REQUEST:
Retype the full set of records. Keep every character identical.

Items listed in a dataset:
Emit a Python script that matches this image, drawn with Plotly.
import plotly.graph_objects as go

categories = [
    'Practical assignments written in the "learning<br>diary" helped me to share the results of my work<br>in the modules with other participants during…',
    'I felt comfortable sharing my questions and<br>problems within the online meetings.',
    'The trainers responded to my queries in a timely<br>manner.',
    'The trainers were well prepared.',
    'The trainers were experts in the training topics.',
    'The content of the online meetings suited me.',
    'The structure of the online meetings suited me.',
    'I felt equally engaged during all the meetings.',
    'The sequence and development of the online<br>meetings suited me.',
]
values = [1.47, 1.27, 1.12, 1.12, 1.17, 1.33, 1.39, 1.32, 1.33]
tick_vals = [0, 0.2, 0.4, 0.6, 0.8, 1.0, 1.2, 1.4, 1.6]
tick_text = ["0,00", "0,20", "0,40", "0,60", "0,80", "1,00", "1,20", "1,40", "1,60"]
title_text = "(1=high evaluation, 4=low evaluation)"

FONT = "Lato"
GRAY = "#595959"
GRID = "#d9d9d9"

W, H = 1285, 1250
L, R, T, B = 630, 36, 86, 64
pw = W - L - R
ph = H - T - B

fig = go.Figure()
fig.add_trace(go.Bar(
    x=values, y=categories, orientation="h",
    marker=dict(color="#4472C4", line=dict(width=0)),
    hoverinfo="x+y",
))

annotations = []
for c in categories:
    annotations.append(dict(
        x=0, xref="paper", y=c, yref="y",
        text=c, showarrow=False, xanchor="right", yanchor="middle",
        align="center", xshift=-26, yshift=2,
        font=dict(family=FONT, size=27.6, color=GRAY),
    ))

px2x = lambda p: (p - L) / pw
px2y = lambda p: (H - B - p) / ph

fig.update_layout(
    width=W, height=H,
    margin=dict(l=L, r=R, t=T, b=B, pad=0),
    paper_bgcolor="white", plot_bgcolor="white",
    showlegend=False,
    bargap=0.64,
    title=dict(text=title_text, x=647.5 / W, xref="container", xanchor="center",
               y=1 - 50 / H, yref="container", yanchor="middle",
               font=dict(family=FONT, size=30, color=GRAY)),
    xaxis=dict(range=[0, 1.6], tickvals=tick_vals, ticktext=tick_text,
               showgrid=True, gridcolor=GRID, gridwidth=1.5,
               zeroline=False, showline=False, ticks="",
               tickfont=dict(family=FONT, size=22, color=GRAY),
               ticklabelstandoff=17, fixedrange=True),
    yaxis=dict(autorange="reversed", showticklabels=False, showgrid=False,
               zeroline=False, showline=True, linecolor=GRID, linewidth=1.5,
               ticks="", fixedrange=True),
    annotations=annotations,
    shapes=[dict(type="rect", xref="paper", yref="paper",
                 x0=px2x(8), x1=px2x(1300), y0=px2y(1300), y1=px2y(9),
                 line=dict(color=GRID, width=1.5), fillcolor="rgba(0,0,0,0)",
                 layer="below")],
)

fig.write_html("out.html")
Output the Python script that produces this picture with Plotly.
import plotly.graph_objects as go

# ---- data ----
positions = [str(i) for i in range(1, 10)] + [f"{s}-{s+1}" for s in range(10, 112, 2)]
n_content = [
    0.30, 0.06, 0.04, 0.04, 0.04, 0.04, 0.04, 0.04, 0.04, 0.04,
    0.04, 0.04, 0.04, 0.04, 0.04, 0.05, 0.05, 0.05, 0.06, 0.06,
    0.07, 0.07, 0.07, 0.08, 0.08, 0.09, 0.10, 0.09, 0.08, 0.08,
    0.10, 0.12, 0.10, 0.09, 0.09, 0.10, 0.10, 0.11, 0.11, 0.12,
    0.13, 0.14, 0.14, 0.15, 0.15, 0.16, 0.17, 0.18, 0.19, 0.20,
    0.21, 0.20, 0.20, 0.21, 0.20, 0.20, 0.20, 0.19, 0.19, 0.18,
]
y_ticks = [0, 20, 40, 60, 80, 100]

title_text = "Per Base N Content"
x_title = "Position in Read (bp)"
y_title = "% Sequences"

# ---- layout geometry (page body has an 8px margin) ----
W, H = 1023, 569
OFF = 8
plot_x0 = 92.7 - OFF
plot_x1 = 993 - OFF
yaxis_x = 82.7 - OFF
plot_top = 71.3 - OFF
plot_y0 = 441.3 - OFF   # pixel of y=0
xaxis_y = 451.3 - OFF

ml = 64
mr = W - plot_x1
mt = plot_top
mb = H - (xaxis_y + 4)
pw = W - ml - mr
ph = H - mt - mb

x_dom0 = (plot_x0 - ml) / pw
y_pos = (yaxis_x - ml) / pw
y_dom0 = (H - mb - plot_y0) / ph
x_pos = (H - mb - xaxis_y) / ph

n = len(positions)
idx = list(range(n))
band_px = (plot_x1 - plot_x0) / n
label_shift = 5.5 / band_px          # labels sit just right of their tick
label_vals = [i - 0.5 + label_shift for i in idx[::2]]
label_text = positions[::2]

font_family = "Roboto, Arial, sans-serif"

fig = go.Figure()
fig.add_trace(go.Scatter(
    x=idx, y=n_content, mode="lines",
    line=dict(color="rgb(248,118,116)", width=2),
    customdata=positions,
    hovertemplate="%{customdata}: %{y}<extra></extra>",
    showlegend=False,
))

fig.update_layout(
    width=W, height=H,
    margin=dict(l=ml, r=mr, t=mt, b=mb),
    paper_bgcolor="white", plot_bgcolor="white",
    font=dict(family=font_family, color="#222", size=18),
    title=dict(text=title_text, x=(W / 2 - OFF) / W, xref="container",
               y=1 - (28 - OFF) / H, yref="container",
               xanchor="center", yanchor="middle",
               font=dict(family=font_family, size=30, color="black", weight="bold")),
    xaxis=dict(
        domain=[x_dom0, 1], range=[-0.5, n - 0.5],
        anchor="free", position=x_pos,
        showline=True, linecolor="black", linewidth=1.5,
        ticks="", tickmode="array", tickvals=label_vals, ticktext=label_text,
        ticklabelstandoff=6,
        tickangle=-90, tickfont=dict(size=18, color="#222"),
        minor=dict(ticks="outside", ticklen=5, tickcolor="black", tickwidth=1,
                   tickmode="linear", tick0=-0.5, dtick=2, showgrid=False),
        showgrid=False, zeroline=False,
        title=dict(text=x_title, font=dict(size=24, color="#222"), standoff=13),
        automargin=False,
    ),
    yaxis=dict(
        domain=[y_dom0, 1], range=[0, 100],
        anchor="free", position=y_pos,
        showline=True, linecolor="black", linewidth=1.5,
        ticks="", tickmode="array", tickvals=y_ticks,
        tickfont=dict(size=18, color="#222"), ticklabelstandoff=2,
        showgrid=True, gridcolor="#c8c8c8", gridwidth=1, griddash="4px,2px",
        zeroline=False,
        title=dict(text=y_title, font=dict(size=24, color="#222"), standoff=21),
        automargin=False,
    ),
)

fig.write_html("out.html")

SOLUTION BELOW:
Emit a Python script that matches this image, drawn with Plotly.
import plotly.graph_objects as go

categories = [
    'Practical assignments written in the "learning<br>diary" helped me to share the results of my work<br>in the modules with other participants during…',
    'I felt comfortable sharing my questions and<br>problems within the online meetings.',
    'The trainers responded to my queries in a timely<br>manner.',
    'The trainers were well prepared.',
    'The trainers were experts in the training topics.',
    'The content of the online meetings suited me.',
    'The structure of the online meetings suited me.',
    'I felt equally engaged during all the meetings.',
    'The sequence and development of the online<br>meetings suited me.',
]
values = [1.47, 1.27, 1.12, 1.12, 1.17, 1.33, 1.39, 1.32, 1.33]
tick_vals = [0, 0.2, 0.4, 0.6, 0.8, 1.0, 1.2, 1.4, 1.6]
tick_text = ["0,00", "0,20", "0,40", "0,60", "0,80", "1,00", "1,20", "1,40", "1,60"]
title_text = "(1=high evaluation, 4=low evaluation)"

FONT = "Lato"
GRAY = "#595959"
GRID = "#d9d9d9"

W, H = 1285, 1250
L, R, T, B = 630, 36, 86, 64
pw = W - L - R
ph = H - T - B

fig = go.Figure()
fig.add_trace(go.Bar(
    x=values, y=categories, orientation="h",
    marker=dict(color="#4472C4", line=dict(width=0)),
    hoverinfo="x+y",
))

annotations = []
for c in categories:
    annotations.append(dict(
        x=0, xref="paper", y=c, yref="y",
        text=c, showarrow=False, xanchor="right", yanchor="middle",
        align="center", xshift=-26, yshift=2,
        font=dict(family=FONT, size=27.6, color=GRAY),
    ))

px2x = lambda p: (p - L) / pw
px2y = lambda p: (H - B - p) / ph

fig.update_layout(
    width=W, height=H,
    margin=dict(l=L, r=R, t=T, b=B, pad=0),
    paper_bgcolor="white", plot_bgcolor="white",
    showlegend=False,
    bargap=0.64,
    title=dict(text=title_text, x=647.5 / W, xref="container", xanchor="center",
               y=1 - 50 / H, yref="container", yanchor="middle",
               font=dict(family=FONT, size=30, color=GRAY)),
    xaxis=dict(range=[0, 1.6], tickvals=tick_vals, ticktext=tick_text,
               showgrid=True, gridcolor=GRID, gridwidth=1.5,
               zeroline=False, showline=False, ticks="",
               tickfont=dict(family=FONT, size=22, color=GRAY),
               ticklabelstandoff=17, fixedrange=True),
    yaxis=dict(autorange="reversed", showticklabels=False, showgrid=False,
               zeroline=False, showline=True, linecolor=GRID, linewidth=1.5,
               ticks="", fixedrange=True),
    annotations=annotations,
    shapes=[dict(type="rect", xref="paper", yref="paper",
                 x0=px2x(8), x1=px2x(1300), y0=px2y(1300), y1=px2y(9),
                 line=dict(color=GRID, width=1.5), fillcolor="rgba(0,0,0,0)",
                 layer="below")],
)

fig.write_html("out.html")
Output the Python script that produces this picture with Plotly.
import plotly.graph_objects as go

# ---- data ----
positions = [str(i) for i in range(1, 10)] + [f"{s}-{s+1}" for s in range(10, 112, 2)]
n_content = [
    0.30, 0.06, 0.04, 0.04, 0.04, 0.04, 0.04, 0.04, 0.04, 0.04,
    0.04, 0.04, 0.04, 0.04, 0.04, 0.05, 0.05, 0.05, 0.06, 0.06,
    0.07, 0.07, 0.07, 0.08, 0.08, 0.09, 0.10, 0.09, 0.08, 0.08,
    0.10, 0.12, 0.10, 0.09, 0.09, 0.10, 0.10, 0.11, 0.11, 0.12,
    0.13, 0.14, 0.14, 0.15, 0.15, 0.16, 0.17, 0.18, 0.19, 0.20,
    0.21, 0.20, 0.20, 0.21, 0.20, 0.20, 0.20, 0.19, 0.19, 0.18,
]
y_ticks = [0, 20, 40, 60, 80, 100]

title_text = "Per Base N Content"
x_title = "Position in Read (bp)"
y_title = "% Sequences"

# ---- layout geometry (page body has an 8px margin) ----
W, H = 1023, 569
OFF = 8
plot_x0 = 92.7 - OFF
plot_x1 = 993 - OFF
yaxis_x = 82.7 - OFF
plot_top = 71.3 - OFF
plot_y0 = 441.3 - OFF   # pixel of y=0
xaxis_y = 451.3 - OFF

ml = 64
mr = W - plot_x1
mt = plot_top
mb = H - (xaxis_y + 4)
pw = W - ml - mr
ph = H - mt - mb

x_dom0 = (plot_x0 - ml) / pw
y_pos = (yaxis_x - ml) / pw
y_dom0 = (H - mb - plot_y0) / ph
x_pos = (H - mb - xaxis_y) / ph

n = len(positions)
idx = list(range(n))
band_px = (plot_x1 - plot_x0) / n
label_shift = 5.5 / band_px          # labels sit just right of their tick
label_vals = [i - 0.5 + label_shift for i in idx[::2]]
label_text = positions[::2]

font_family = "Roboto, Arial, sans-serif"

fig = go.Figure()
fig.add_trace(go.Scatter(
    x=idx, y=n_content, mode="lines",
    line=dict(color="rgb(248,118,116)", width=2),
    customdata=positions,
    hovertemplate="%{customdata}: %{y}<extra></extra>",
    showlegend=False,
))

fig.update_layout(
    width=W, height=H,
    margin=dict(l=ml, r=mr, t=mt, b=mb),
    paper_bgcolor="white", plot_bgcolor="white",
    font=dict(family=font_family, color="#222", size=18),
    title=dict(text=title_text, x=(W / 2 - OFF) / W, xref="container",
               y=1 - (28 - OFF) / H, yref="container",
               xanchor="center", yanchor="middle",
               font=dict(family=font_family, size=30, color="black", weight="bold")),
    xaxis=dict(
        domain=[x_dom0, 1], range=[-0.5, n - 0.5],
        anchor="free", position=x_pos,
        showline=True, linecolor="black", linewidth=1.5,
        ticks="", tickmode="array", tickvals=label_vals, ticktext=label_text,
        ticklabelstandoff=6,
        tickangle=-90, tickfont=dict(size=18, color="#222"),
        minor=dict(ticks="outside", ticklen=5, tickcolor="black", tickwidth=1,
                   tickmode="linear", tick0=-0.5, dtick=2, showgrid=False),
        showgrid=False, zeroline=False,
        title=dict(text=x_title, font=dict(size=24, color="#222"), standoff=13),
        automargin=False,
    ),
    yaxis=dict(
        domain=[y_dom0, 1], range=[0, 100],
        anchor="free", position=y_pos,
        showline=True, linecolor="black", linewidth=1.5,
        ticks="", tickmode="array", tickvals=y_ticks,
        tickfont=dict(size=18, color="#222"), ticklabelstandoff=2,
        showgrid=True, gridcolor="#c8c8c8", gridwidth=1, griddash="4px,2px",
        zeroline=False,
        title=dict(text=y_title, font=dict(size=24, color="#222"), standoff=21),
        automargin=False,
    ),
)

fig.write_html("out.html")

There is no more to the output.